'''

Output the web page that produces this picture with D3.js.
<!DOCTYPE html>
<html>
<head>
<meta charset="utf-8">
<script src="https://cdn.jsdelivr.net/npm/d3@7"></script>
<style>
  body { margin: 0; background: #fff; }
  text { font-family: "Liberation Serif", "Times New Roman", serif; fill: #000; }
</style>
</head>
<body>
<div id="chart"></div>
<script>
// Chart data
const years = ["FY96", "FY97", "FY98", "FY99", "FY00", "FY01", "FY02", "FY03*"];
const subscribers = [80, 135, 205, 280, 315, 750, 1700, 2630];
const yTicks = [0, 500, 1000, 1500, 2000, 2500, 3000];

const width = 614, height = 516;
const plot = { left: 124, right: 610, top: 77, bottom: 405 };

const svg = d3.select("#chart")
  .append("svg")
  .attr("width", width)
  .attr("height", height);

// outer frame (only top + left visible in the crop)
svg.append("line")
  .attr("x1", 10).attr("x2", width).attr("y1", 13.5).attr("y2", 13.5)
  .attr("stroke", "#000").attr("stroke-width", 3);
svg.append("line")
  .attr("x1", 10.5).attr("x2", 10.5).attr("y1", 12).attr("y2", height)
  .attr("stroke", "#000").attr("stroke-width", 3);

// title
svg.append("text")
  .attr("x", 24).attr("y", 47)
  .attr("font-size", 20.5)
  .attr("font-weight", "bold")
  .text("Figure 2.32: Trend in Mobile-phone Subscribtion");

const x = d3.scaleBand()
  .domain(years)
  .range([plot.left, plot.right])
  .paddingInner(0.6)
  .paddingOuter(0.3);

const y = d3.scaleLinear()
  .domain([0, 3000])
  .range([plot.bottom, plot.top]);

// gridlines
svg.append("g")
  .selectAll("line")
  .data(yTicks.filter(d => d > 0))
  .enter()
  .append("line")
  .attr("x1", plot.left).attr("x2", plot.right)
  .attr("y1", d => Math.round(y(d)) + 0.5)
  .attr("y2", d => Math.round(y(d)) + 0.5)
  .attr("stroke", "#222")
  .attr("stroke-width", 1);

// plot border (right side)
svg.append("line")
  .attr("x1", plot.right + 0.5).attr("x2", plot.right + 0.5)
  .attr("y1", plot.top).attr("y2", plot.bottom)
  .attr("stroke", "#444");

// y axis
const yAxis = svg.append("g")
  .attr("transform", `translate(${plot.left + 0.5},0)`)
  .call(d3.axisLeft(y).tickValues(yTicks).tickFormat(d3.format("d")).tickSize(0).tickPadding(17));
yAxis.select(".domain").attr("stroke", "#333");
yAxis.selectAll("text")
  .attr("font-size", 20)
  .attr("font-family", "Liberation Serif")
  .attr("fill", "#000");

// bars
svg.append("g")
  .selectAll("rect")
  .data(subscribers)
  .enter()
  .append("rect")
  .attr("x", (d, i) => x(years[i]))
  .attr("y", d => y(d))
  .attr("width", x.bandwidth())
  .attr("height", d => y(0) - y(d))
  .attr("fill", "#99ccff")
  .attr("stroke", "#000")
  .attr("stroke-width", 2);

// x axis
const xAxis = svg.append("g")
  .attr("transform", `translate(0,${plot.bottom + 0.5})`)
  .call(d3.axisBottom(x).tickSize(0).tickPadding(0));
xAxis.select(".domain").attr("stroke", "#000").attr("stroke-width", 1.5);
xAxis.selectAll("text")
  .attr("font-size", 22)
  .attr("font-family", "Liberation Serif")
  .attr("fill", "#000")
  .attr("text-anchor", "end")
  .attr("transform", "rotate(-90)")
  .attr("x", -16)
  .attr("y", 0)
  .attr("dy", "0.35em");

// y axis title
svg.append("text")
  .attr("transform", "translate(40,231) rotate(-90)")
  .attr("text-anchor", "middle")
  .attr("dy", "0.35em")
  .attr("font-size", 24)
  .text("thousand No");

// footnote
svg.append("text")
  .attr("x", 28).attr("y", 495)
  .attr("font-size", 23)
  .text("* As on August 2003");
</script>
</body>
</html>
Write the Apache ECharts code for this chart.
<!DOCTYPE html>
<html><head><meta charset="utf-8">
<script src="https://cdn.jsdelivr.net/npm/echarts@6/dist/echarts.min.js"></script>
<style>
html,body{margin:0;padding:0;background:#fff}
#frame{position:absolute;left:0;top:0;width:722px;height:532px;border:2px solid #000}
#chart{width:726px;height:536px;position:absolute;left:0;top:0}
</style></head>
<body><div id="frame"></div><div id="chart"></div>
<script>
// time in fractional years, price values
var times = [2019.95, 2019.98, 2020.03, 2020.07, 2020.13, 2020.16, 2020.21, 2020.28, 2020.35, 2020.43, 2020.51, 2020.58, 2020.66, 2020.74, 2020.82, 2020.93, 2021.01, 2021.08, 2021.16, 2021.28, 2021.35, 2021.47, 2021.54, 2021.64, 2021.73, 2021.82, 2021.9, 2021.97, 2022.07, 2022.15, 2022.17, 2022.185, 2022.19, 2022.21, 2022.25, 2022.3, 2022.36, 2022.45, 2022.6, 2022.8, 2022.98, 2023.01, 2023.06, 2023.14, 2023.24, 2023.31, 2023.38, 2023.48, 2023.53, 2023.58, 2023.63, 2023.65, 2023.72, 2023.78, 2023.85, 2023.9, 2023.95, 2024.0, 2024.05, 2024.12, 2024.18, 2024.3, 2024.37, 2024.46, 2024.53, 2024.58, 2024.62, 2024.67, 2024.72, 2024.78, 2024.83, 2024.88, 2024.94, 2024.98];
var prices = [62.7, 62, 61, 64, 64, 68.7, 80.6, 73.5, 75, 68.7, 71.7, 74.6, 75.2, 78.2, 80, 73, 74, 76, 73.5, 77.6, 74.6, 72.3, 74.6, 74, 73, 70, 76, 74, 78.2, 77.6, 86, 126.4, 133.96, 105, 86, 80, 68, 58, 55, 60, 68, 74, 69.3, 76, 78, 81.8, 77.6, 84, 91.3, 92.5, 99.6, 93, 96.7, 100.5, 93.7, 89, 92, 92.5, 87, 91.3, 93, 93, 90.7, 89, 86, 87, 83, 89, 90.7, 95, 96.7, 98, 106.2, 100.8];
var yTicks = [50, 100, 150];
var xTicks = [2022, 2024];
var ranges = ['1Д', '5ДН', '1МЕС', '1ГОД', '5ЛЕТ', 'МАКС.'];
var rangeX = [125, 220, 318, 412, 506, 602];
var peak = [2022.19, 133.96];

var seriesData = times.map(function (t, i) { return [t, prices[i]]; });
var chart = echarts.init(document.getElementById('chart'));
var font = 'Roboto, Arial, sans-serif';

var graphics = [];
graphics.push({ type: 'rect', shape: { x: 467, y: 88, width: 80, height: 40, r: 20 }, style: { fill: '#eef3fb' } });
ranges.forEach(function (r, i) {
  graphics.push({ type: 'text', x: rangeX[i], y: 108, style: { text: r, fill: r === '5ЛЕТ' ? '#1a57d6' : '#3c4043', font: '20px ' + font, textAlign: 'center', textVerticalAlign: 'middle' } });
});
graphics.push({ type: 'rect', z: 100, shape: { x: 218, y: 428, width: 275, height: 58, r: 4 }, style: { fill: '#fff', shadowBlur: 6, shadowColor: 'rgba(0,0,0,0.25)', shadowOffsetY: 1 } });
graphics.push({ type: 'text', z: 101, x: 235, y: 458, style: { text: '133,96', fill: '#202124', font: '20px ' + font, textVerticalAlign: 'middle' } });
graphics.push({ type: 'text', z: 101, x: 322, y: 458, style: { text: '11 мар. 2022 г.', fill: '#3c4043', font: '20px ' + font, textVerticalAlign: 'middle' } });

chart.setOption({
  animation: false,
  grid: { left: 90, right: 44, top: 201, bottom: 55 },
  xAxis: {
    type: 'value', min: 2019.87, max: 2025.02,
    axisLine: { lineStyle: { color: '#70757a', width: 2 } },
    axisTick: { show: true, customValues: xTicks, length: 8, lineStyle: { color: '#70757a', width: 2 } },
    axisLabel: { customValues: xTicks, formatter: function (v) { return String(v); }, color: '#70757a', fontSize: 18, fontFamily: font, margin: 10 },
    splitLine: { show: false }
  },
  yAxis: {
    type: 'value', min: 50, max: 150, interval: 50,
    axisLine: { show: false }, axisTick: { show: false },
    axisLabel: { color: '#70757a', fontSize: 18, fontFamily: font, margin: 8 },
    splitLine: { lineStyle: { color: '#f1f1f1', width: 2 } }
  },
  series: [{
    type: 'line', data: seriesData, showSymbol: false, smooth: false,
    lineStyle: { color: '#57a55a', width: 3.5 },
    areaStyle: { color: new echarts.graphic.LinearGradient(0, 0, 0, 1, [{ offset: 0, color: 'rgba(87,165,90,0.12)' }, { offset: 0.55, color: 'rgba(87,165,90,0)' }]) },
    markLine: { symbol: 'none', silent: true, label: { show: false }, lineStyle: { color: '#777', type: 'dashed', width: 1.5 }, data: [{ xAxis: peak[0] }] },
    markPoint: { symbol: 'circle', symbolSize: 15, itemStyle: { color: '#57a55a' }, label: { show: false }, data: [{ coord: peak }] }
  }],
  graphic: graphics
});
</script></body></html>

'''
'''

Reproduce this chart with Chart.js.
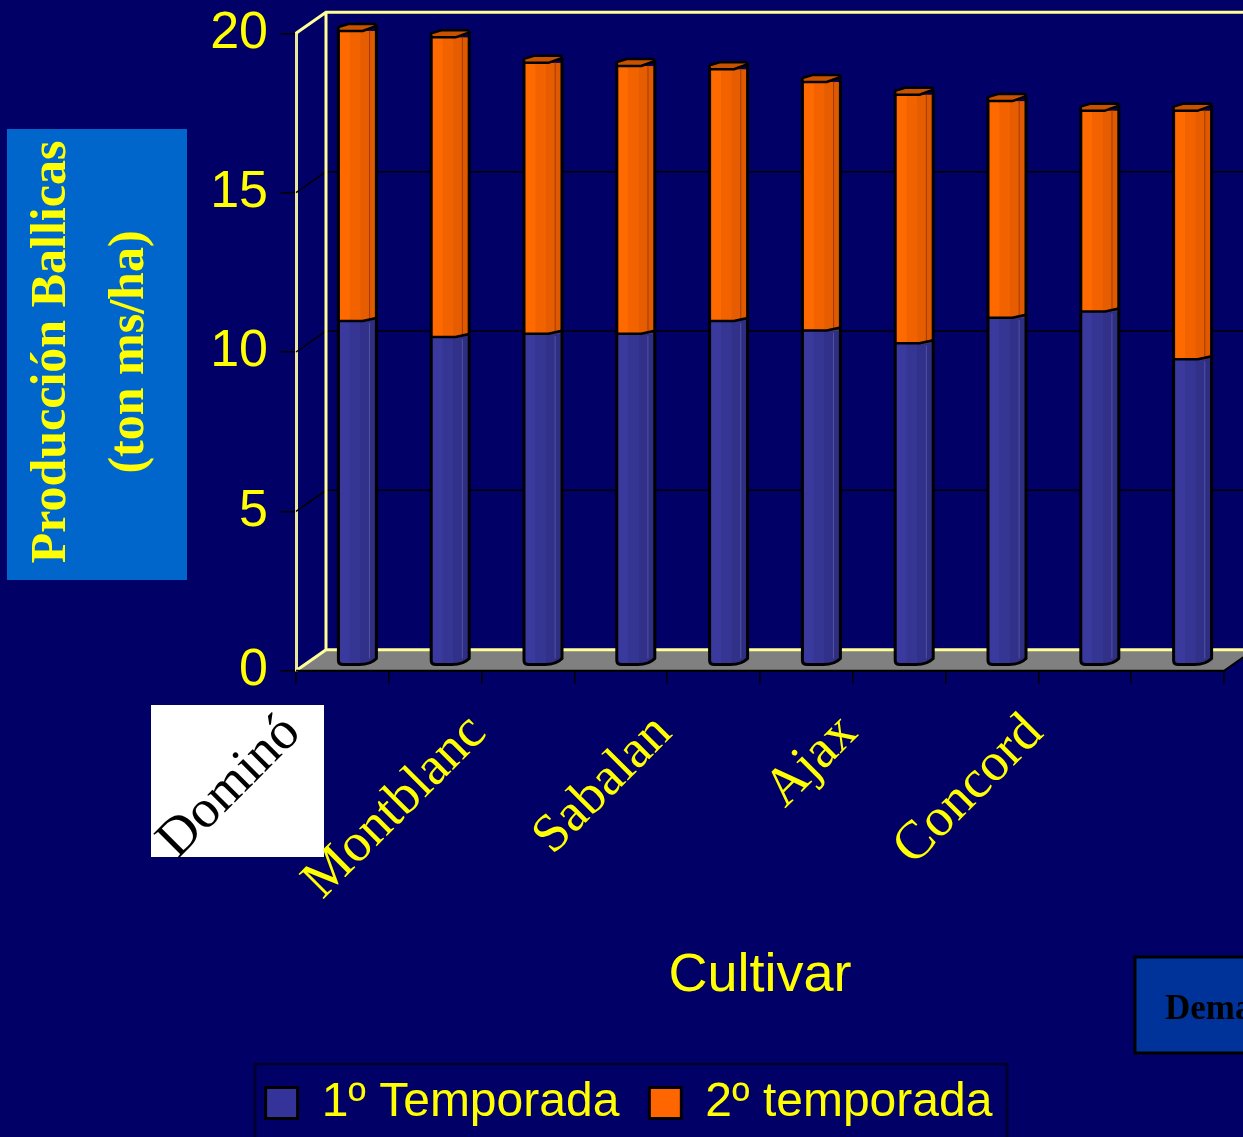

'''

▸ **Aim of the task**
Which lines contain "this"? Copy each of them out.

▸ **Task solution**
Output the web page that produces this picture with D3.js.
Write the Apache ECharts code for this chart.
Reproduce this chart with Chart.js.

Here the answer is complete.